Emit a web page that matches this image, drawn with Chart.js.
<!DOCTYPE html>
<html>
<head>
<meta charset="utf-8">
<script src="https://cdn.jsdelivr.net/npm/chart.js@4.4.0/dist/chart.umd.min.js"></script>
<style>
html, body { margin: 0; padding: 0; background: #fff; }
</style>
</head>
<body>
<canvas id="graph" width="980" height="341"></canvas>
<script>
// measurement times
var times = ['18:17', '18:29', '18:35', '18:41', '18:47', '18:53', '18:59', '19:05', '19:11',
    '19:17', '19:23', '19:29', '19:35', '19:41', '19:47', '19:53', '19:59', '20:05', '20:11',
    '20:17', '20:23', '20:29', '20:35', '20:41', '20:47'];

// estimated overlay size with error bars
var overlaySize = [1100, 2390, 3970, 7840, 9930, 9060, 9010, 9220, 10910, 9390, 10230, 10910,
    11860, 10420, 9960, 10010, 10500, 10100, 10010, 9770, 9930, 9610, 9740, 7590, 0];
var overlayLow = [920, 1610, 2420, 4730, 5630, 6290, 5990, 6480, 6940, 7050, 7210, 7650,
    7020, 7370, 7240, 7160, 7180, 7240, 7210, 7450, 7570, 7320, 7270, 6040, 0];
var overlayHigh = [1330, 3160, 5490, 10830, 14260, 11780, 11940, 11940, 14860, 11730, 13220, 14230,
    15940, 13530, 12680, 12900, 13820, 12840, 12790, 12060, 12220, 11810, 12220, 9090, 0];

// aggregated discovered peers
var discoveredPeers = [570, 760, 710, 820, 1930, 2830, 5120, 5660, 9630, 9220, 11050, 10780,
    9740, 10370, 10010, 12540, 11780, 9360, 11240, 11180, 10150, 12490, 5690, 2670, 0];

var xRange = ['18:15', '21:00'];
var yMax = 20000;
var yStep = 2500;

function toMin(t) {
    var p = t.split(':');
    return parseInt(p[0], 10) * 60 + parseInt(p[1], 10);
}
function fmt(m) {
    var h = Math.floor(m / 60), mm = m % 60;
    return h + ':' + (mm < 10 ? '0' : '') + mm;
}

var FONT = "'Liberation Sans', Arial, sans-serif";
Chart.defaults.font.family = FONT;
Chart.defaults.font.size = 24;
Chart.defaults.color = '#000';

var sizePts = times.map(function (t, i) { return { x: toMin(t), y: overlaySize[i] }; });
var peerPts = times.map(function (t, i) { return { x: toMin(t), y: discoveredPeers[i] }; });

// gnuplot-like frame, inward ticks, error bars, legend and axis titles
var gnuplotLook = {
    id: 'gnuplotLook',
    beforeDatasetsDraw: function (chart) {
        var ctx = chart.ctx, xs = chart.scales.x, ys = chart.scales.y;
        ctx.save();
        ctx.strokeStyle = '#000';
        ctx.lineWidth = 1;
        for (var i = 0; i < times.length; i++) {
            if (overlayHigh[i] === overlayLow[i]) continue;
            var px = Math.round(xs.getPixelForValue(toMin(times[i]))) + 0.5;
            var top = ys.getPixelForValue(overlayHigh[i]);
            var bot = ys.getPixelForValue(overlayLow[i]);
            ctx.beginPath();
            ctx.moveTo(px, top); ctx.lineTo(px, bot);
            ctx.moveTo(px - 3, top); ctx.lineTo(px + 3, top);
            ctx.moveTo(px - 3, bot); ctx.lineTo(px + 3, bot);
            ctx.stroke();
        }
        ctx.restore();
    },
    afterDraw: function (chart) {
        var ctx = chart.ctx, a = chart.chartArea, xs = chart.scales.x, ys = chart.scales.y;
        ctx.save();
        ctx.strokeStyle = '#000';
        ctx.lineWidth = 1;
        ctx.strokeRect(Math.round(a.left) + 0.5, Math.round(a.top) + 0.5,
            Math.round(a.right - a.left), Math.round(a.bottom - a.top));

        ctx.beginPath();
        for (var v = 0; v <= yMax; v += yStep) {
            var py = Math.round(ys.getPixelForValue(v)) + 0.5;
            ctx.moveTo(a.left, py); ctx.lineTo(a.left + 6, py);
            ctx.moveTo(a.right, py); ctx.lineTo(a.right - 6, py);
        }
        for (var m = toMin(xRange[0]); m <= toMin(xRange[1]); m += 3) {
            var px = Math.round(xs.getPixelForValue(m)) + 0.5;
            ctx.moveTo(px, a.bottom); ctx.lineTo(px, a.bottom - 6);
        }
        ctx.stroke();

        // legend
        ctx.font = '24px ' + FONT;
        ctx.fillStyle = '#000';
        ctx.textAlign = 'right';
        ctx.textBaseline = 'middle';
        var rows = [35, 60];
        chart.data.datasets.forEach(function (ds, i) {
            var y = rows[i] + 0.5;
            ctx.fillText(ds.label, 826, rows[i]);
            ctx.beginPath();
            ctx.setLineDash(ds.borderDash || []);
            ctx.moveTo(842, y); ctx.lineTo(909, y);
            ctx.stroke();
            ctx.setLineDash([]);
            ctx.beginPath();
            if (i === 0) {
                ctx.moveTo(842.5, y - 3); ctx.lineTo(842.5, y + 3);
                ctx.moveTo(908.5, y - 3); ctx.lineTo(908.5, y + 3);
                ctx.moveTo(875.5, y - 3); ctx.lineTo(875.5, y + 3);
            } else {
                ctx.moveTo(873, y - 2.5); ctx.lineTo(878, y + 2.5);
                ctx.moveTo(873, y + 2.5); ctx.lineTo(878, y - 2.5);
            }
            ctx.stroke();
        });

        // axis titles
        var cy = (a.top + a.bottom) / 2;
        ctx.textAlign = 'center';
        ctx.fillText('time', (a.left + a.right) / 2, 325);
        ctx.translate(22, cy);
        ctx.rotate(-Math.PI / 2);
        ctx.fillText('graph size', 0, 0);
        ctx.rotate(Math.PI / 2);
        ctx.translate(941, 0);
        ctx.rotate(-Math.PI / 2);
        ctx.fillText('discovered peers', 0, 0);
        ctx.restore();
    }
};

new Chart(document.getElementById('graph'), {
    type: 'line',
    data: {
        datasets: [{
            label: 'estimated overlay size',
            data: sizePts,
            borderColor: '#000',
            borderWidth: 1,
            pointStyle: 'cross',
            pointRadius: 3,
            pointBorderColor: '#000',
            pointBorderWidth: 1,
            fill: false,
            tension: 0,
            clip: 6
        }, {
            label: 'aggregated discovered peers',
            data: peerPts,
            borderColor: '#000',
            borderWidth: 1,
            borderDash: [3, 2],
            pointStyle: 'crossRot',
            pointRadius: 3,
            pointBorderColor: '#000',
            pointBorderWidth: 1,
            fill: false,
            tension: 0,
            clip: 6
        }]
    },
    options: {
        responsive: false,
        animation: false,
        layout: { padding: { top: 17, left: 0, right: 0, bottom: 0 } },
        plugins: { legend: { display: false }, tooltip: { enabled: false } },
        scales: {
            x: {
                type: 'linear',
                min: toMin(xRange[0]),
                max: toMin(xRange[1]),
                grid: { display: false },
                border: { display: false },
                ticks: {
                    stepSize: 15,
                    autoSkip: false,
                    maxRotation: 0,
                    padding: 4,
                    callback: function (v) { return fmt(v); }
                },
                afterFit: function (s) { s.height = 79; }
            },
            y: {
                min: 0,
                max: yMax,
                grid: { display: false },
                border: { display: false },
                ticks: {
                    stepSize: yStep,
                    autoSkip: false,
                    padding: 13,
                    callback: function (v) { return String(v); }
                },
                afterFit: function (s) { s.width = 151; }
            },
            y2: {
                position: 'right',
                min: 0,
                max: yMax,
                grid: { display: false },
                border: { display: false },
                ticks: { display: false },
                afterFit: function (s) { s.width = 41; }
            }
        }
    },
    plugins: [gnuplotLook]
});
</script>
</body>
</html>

========================================================================

--- Directions ---
The listing above should be transcribed in full, exactly as written.

--- The completed task ---
Emit a web page that matches this image, drawn with Chart.js.
<!DOCTYPE html>
<html>
<head>
<meta charset="utf-8">
<script src="https://cdn.jsdelivr.net/npm/chart.js@4.4.0/dist/chart.umd.min.js"></script>
<style>
html, body { margin: 0; padding: 0; background: #fff; }
</style>
</head>
<body>
<canvas id="graph" width="980" height="341"></canvas>
<script>
// measurement times
var times = ['18:17', '18:29', '18:35', '18:41', '18:47', '18:53', '18:59', '19:05', '19:11',
    '19:17', '19:23', '19:29', '19:35', '19:41', '19:47', '19:53', '19:59', '20:05', '20:11',
    '20:17', '20:23', '20:29', '20:35', '20:41', '20:47'];

// estimated overlay size with error bars
var overlaySize = [1100, 2390, 3970, 7840, 9930, 9060, 9010, 9220, 10910, 9390, 10230, 10910,
    11860, 10420, 9960, 10010, 10500, 10100, 10010, 9770, 9930, 9610, 9740, 7590, 0];
var overlayLow = [920, 1610, 2420, 4730, 5630, 6290, 5990, 6480, 6940, 7050, 7210, 7650,
    7020, 7370, 7240, 7160, 7180, 7240, 7210, 7450, 7570, 7320, 7270, 6040, 0];
var overlayHigh = [1330, 3160, 5490, 10830, 14260, 11780, 11940, 11940, 14860, 11730, 13220, 14230,
    15940, 13530, 12680, 12900, 13820, 12840, 12790, 12060, 12220, 11810, 12220, 9090, 0];

// aggregated discovered peers
var discoveredPeers = [570, 760, 710, 820, 1930, 2830, 5120, 5660, 9630, 9220, 11050, 10780,
    9740, 10370, 10010, 12540, 11780, 9360, 11240, 11180, 10150, 12490, 5690, 2670, 0];

var xRange = ['18:15', '21:00'];
var yMax = 20000;
var yStep = 2500;

function toMin(t) {
    var p = t.split(':');
    return parseInt(p[0], 10) * 60 + parseInt(p[1], 10);
}
function fmt(m) {
    var h = Math.floor(m / 60), mm = m % 60;
    return h + ':' + (mm < 10 ? '0' : '') + mm;
}

var FONT = "'Liberation Sans', Arial, sans-serif";
Chart.defaults.font.family = FONT;
Chart.defaults.font.size = 24;
Chart.defaults.color = '#000';

var sizePts = times.map(function (t, i) { return { x: toMin(t), y: overlaySize[i] }; });
var peerPts = times.map(function (t, i) { return { x: toMin(t), y: discoveredPeers[i] }; });

// gnuplot-like frame, inward ticks, error bars, legend and axis titles
var gnuplotLook = {
    id: 'gnuplotLook',
    beforeDatasetsDraw: function (chart) {
        var ctx = chart.ctx, xs = chart.scales.x, ys = chart.scales.y;
        ctx.save();
        ctx.strokeStyle = '#000';
        ctx.lineWidth = 1;
        for (var i = 0; i < times.length; i++) {
            if (overlayHigh[i] === overlayLow[i]) continue;
            var px = Math.round(xs.getPixelForValue(toMin(times[i]))) + 0.5;
            var top = ys.getPixelForValue(overlayHigh[i]);
            var bot = ys.getPixelForValue(overlayLow[i]);
            ctx.beginPath();
            ctx.moveTo(px, top); ctx.lineTo(px, bot);
            ctx.moveTo(px - 3, top); ctx.lineTo(px + 3, top);
            ctx.moveTo(px - 3, bot); ctx.lineTo(px + 3, bot);
            ctx.stroke();
        }
        ctx.restore();
    },
    afterDraw: function (chart) {
        var ctx = chart.ctx, a = chart.chartArea, xs = chart.scales.x, ys = chart.scales.y;
        ctx.save();
        ctx.strokeStyle = '#000';
        ctx.lineWidth = 1;
        ctx.strokeRect(Math.round(a.left) + 0.5, Math.round(a.top) + 0.5,
            Math.round(a.right - a.left), Math.round(a.bottom - a.top));

        ctx.beginPath();
        for (var v = 0; v <= yMax; v += yStep) {
            var py = Math.round(ys.getPixelForValue(v)) + 0.5;
            ctx.moveTo(a.left, py); ctx.lineTo(a.left + 6, py);
            ctx.moveTo(a.right, py); ctx.lineTo(a.right - 6, py);
        }
        for (var m = toMin(xRange[0]); m <= toMin(xRange[1]); m += 3) {
            var px = Math.round(xs.getPixelForValue(m)) + 0.5;
            ctx.moveTo(px, a.bottom); ctx.lineTo(px, a.bottom - 6);
        }
        ctx.stroke();

        // legend
        ctx.font = '24px ' + FONT;
        ctx.fillStyle = '#000';
        ctx.textAlign = 'right';
        ctx.textBaseline = 'middle';
        var rows = [35, 60];
        chart.data.datasets.forEach(function (ds, i) {
            var y = rows[i] + 0.5;
            ctx.fillText(ds.label, 826, rows[i]);
            ctx.beginPath();
            ctx.setLineDash(ds.borderDash || []);
            ctx.moveTo(842, y); ctx.lineTo(909, y);
            ctx.stroke();
            ctx.setLineDash([]);
            ctx.beginPath();
            if (i === 0) {
                ctx.moveTo(842.5, y - 3); ctx.lineTo(842.5, y + 3);
                ctx.moveTo(908.5, y - 3); ctx.lineTo(908.5, y + 3);
                ctx.moveTo(875.5, y - 3); ctx.lineTo(875.5, y + 3);
            } else {
                ctx.moveTo(873, y - 2.5); ctx.lineTo(878, y + 2.5);
                ctx.moveTo(873, y + 2.5); ctx.lineTo(878, y - 2.5);
            }
            ctx.stroke();
        });

        // axis titles
        var cy = (a.top + a.bottom) / 2;
        ctx.textAlign = 'center';
        ctx.fillText('time', (a.left + a.right) / 2, 325);
        ctx.translate(22, cy);
        ctx.rotate(-Math.PI / 2);
        ctx.fillText('graph size', 0, 0);
        ctx.rotate(Math.PI / 2);
        ctx.translate(941, 0);
        ctx.rotate(-Math.PI / 2);
        ctx.fillText('discovered peers', 0, 0);
        ctx.restore();
    }
};

new Chart(document.getElementById('graph'), {
    type: 'line',
    data: {
        datasets: [{
            label: 'estimated overlay size',
            data: sizePts,
            borderColor: '#000',
            borderWidth: 1,
            pointStyle: 'cross',
            pointRadius: 3,
            pointBorderColor: '#000',
            pointBorderWidth: 1,
            fill: false,
            tension: 0,
            clip: 6
        }, {
            label: 'aggregated discovered peers',
            data: peerPts,
            borderColor: '#000',
            borderWidth: 1,
            borderDash: [3, 2],
            pointStyle: 'crossRot',
            pointRadius: 3,
            pointBorderColor: '#000',
            pointBorderWidth: 1,
            fill: false,
            tension: 0,
            clip: 6
        }]
    },
    options: {
        responsive: false,
        animation: false,
        layout: { padding: { top: 17, left: 0, right: 0, bottom: 0 } },
        plugins: { legend: { display: false }, tooltip: { enabled: false } },
        scales: {
            x: {
                type: 'linear',
                min: toMin(xRange[0]),
                max: toMin(xRange[1]),
                grid: { display: false },
                border: { display: false },
                ticks: {
                    stepSize: 15,
                    autoSkip: false,
                    maxRotation: 0,
                    padding: 4,
                    callback: function (v) { return fmt(v); }
                },
                afterFit: function (s) { s.height = 79; }
            },
            y: {
                min: 0,
                max: yMax,
                grid: { display: false },
                border: { display: false },
                ticks: {
                    stepSize: yStep,
                    autoSkip: false,
                    padding: 13,
                    callback: function (v) { return String(v); }
                },
                afterFit: function (s) { s.width = 151; }
            },
            y2: {
                position: 'right',
                min: 0,
                max: yMax,
                grid: { display: false },
                border: { display: false },
                ticks: { display: false },
                afterFit: function (s) { s.width = 41; }
            }
        }
    },
    plugins: [gnuplotLook]
});
</script>
</body>
</html>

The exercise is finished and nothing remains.